No, the answer to why I'm still single is that I haven't met anyone I would want to spend my life with. Period. I suppose I've known some men who were already married that I think might possibly have been compatible with me, but because I have that filter in my brain that puts married men in a different category, I haven't even considered whether I'd have actual chemistry with them, and I've thought these men were very good fits with their wives, so I don't even have the sense that some other woman has stolen my destined husband. I don't have any men who got away -- men I really liked and wanted to be with who went off in other directions. I just plain haven't met the right person. According to the Myers-Briggs evaluation, I have one of the rarest personality types, which makes it very difficult to find compatible people, and that may have something to do with it.

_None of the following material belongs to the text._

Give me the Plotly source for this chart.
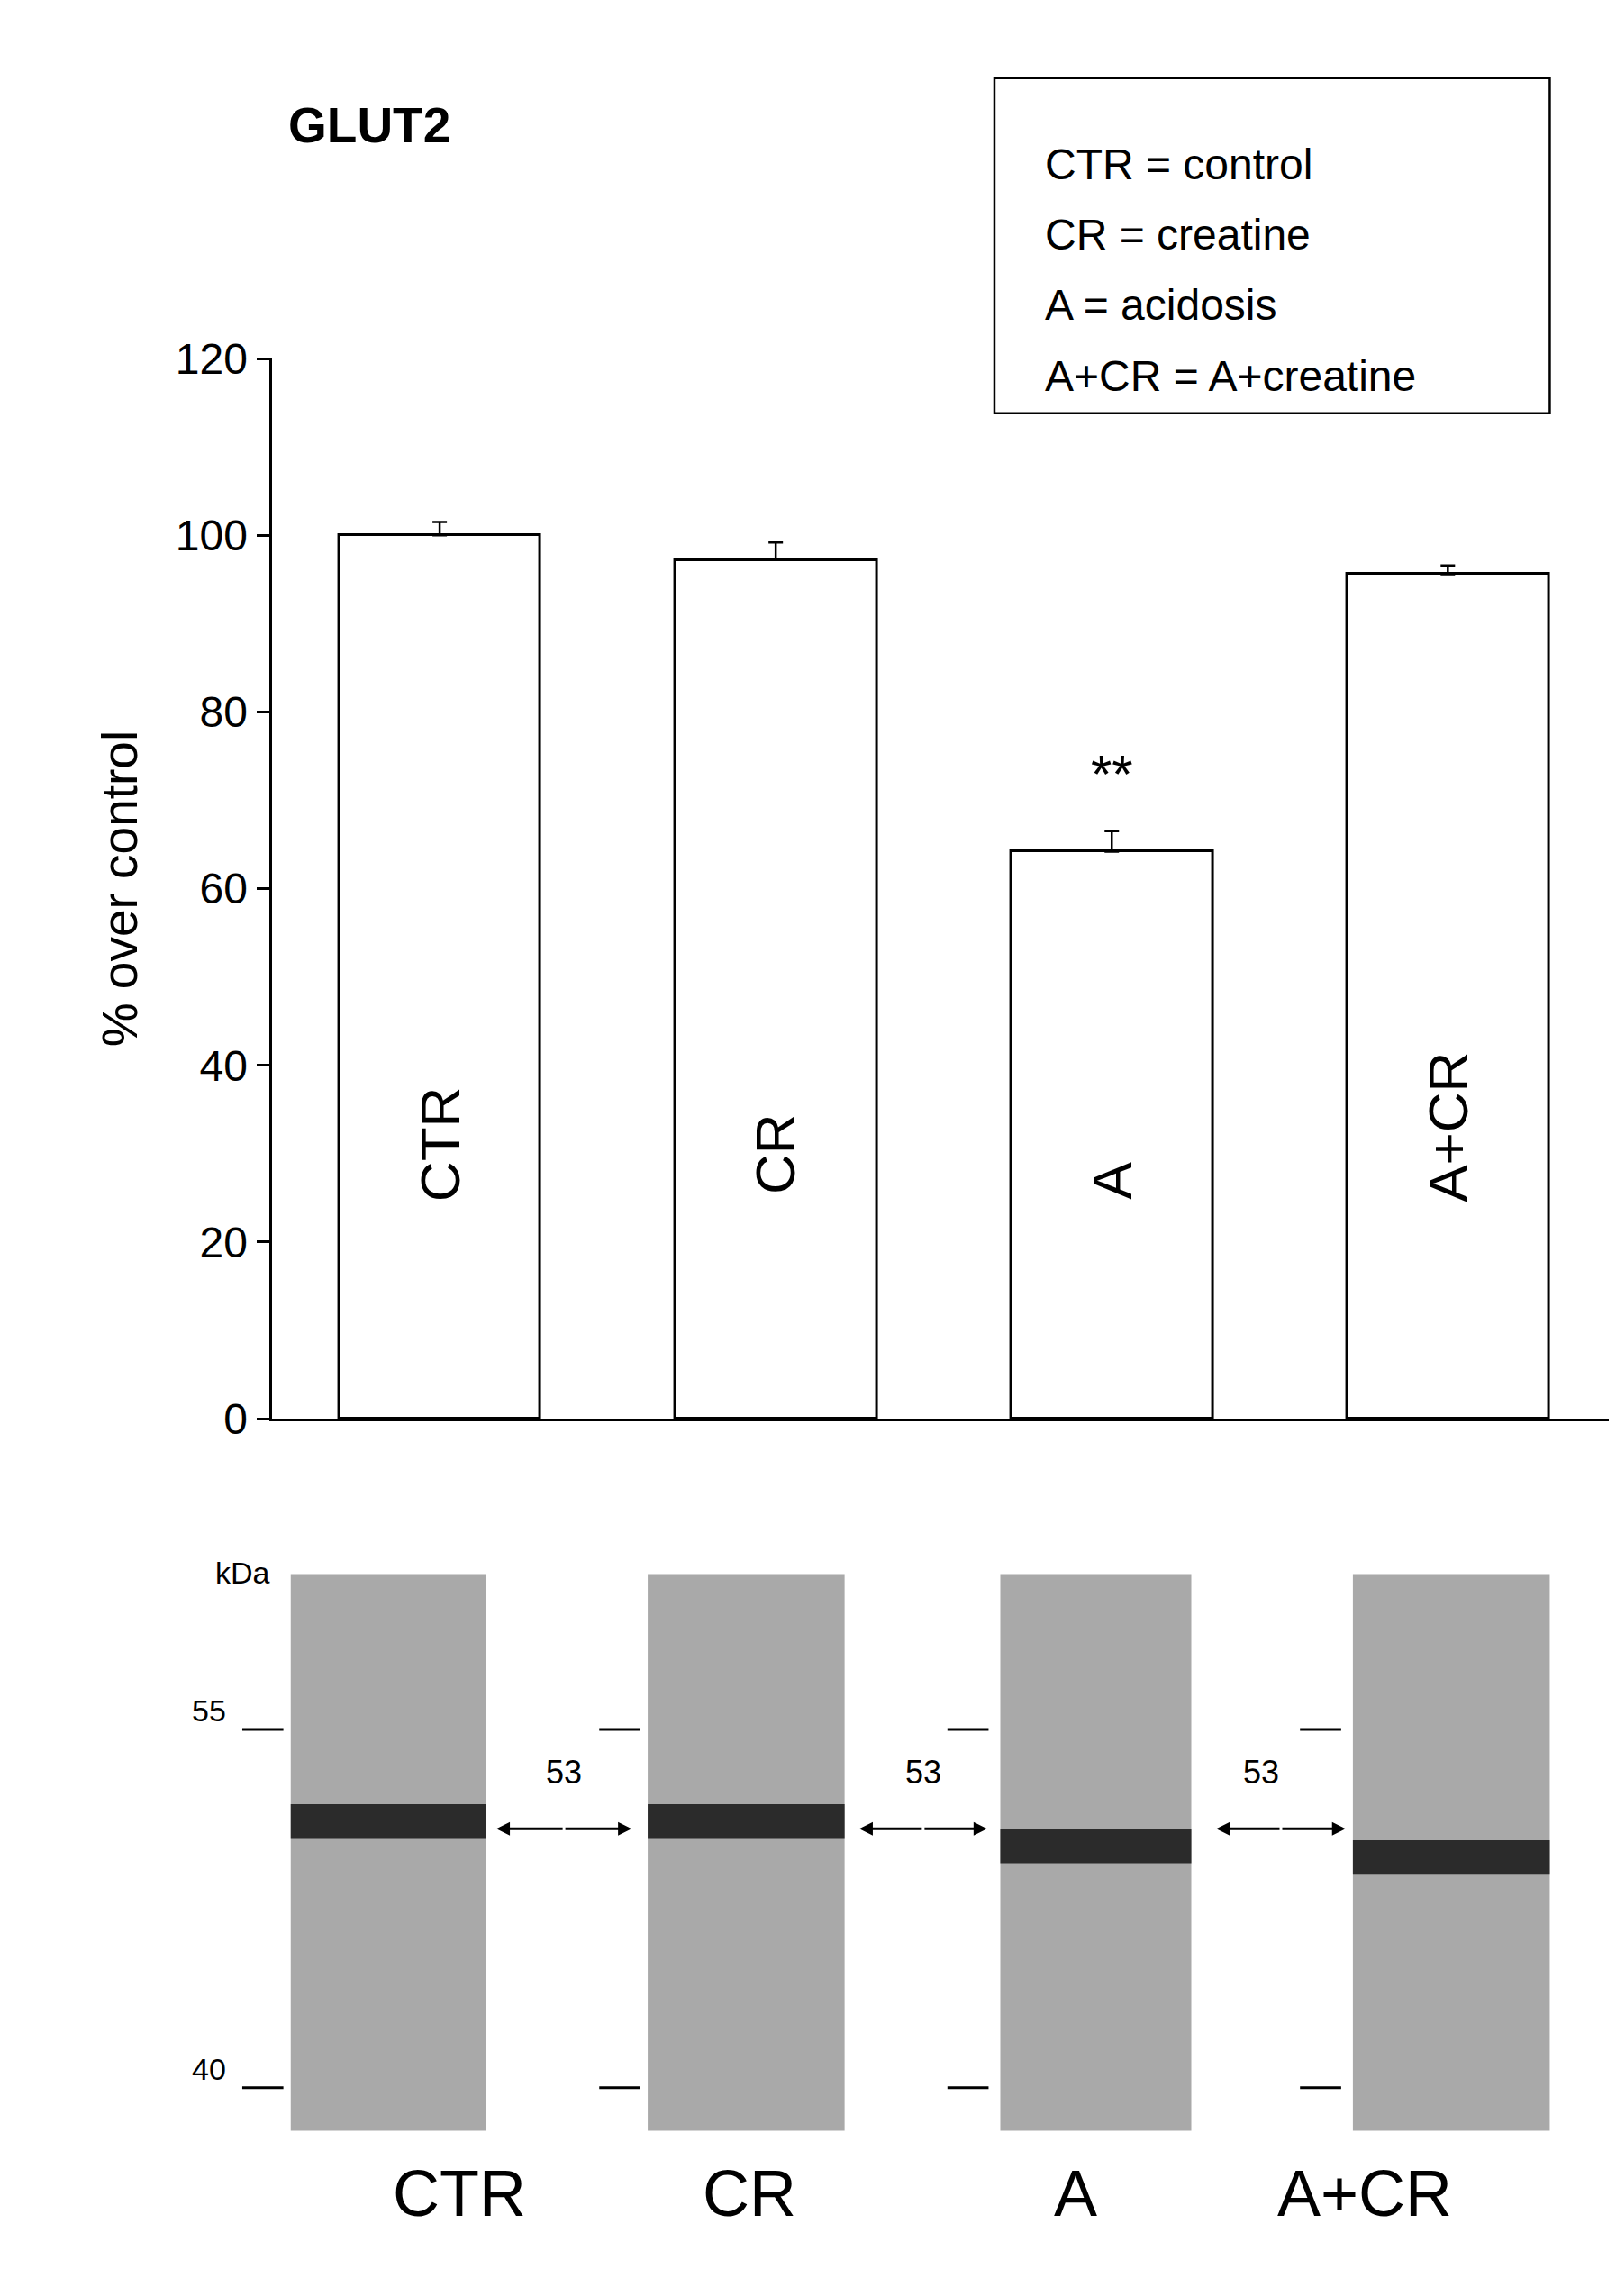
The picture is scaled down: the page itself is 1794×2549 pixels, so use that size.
import plotly.graph_objects as go

groups = ["CTR", "CR", "A", "A+CR"]
values = [100.0, 97.2, 64.2, 95.6]
errors = [1.5, 2.0, 2.3, 1.0]
label_y = [31, 30, 27, 33]
legend_lines = ["CTR = control", "CR = creatine", "A = acidosis", "A+CR = A+creatine"]
band_y = [1245, 1245, 1262, 1270]  # band centre in the small 1100px sketch
lane_x = [(193, 326), (436, 570), (676, 806), (916, 1050)]

W, H = 1794, 2549
S = W / 1100.0


def px(x):
    return x / 1100.0


def py(y):
    return 1 - y * S / H


xs = [i + 0.5 for i in range(len(groups))]
fig = go.Figure()
fig.add_trace(go.Bar(x=xs, y=values, width=0.6,
                     marker=dict(color="white", line=dict(color="black", width=3)),
                     error_y=dict(type="data", array=errors, arrayminus=[0] * 4,
                                  color="black", thickness=2.5, width=8),
                     showlegend=False))

ann = []
for x, g, ly in zip(xs, groups, label_y):
    ann.append(dict(x=x, y=ly, text=g, textangle=-90, showarrow=False,
                    font=dict(size=62, color="black")))
ann.append(dict(x=xs[2], y=73, text="**", showarrow=False, font=dict(size=60, color="black")))
ann.append(dict(xref="paper", yref="paper", x=px(190), y=py(45), text="<b>GLUT2</b>",
                xanchor="left", showarrow=False, font=dict(size=55, color="black")))
for i, t in enumerate(legend_lines):
    ann.append(dict(xref="paper", yref="paper", x=px(705), y=py(75 + 49 * i), text=t,
                    xanchor="left", showarrow=False, font=dict(size=48, color="black")))

shapes = [dict(type="rect", xref="paper", yref="paper", x0=px(672), x1=px(1050),
               y0=py(266), y1=py(33), line=dict(color="black", width=2.5))]

# blot panel
for (x0, x1), by in zip(lane_x, band_y):
    shapes.append(dict(type="rect", xref="paper", yref="paper", x0=px(x0), x1=px(x1),
                       y0=py(1460), y1=py(1073), fillcolor="#a9a9a9", line=dict(width=0)))
    shapes.append(dict(type="rect", xref="paper", yref="paper", x0=px(x0), x1=px(x1),
                       y0=py(by + 12), y1=py(by - 12), fillcolor="#2b2b2b", line=dict(width=0)))
for mx in [160, 403, 640, 880]:
    for my in [1181, 1430]:
        shapes.append(dict(type="line", xref="paper", yref="paper", x0=px(mx), x1=px(mx + 28),
                           y0=py(my), y1=py(my), line=dict(color="black", width=3)))
ann.append(dict(xref="paper", yref="paper", x=px(150), y=py(1181), text="55", xanchor="right",
                showarrow=False, font=dict(size=34, color="black")))
ann.append(dict(xref="paper", yref="paper", x=px(150), y=py(1430), text="40", xanchor="right",
                showarrow=False, font=dict(size=34, color="black")))
ann.append(dict(xref="paper", yref="paper", x=px(180), y=py(1085), text="kDa", xanchor="right",
                showarrow=False, font=dict(size=34, color="black")))
for a0, a1 in [(333, 425), (580, 667), (823, 911)]:
    mid = (a0 + a1) / 2
    for xb in (a0, a1):
        ann.append(dict(xref="paper", yref="paper", axref="pixel", ayref="pixel",
                        x=px(xb), y=py(1250), ax=(mid - xb) * S, ay=0, text="",
                        showarrow=True, arrowhead=2, arrowsize=1, arrowwidth=3, arrowcolor="black"))
    ann.append(dict(xref="paper", yref="paper", x=px(mid), y=py(1225), text="53",
                    showarrow=False, font=dict(size=36, color="black")))
for (x0, x1), g in zip(lane_x, groups):
    ann.append(dict(xref="paper", yref="paper", x=px((x0 + x1) / 2 + 2), y=py(1530), text=g,
                    showarrow=False, font=dict(size=72, color="black")))

fig.update_layout(
    width=W, height=H, margin=dict(l=0, r=0, t=0, b=0),
    paper_bgcolor="white", plot_bgcolor="white",
    font=dict(family="Liberation Sans, Arial", color="black"),
    bargap=0,
    xaxis=dict(domain=[px(180), px(1095)], range=[0, 4], showticklabels=False, ticks="",
               showgrid=False, zeroline=False, showline=True, linecolor="black", linewidth=3),
    yaxis=dict(domain=[py(965), py(228)], range=[0, 120], tickvals=[0, 20, 40, 60, 80, 100, 120],
               ticks="outside", ticklen=14, tickwidth=3, tickcolor="black",
               tickfont=dict(size=48), showgrid=False, zeroline=False,
               showline=True, linecolor="black", linewidth=3,
               title=dict(text="% over control", font=dict(size=55), standoff=25)),
    annotations=ann, shapes=shapes,
)
fig.write_html("out.html")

I also don't consider being single a "problem." I'm generally happy with my life, and I'm not willing to give up what I have just to be part of a couple unless I enjoy being with that other person more than I enjoy being alone. The only times I feel the singleness in a bad way are the Noah's Ark kind of events where everyone is invited with the dreaded "and guest" and I have no one to ask, but I know that because of the "and guest" that almost everyone there will have a date and I'll be the lone oddball. (I would like to point out that the "and guest" is a relatively recent development that isn't really proper according to etiquette. If you know someone well enough to invite to an event, you should know if they're part of a couple and invite the other person individually, or if they're married or live together, you address the invitation to both of them. Otherwise, you just invite the single person as his/herself without the implication that they're not good enough on their own that the "and guest" can create. And then there might be more than one single person there, so there's a chance of mingling and meeting people instead of everyone having scrambled to find a date. But then if people actually followed those guidelines, then the entire chick-lit publishing genre would implode more than it already has because there could no longer be all those books about desperately trying to find a date to be the "and guest" at some rival, relative or ex's wedding.)

And now Miss Manners will go make some tea and think of something to write or read.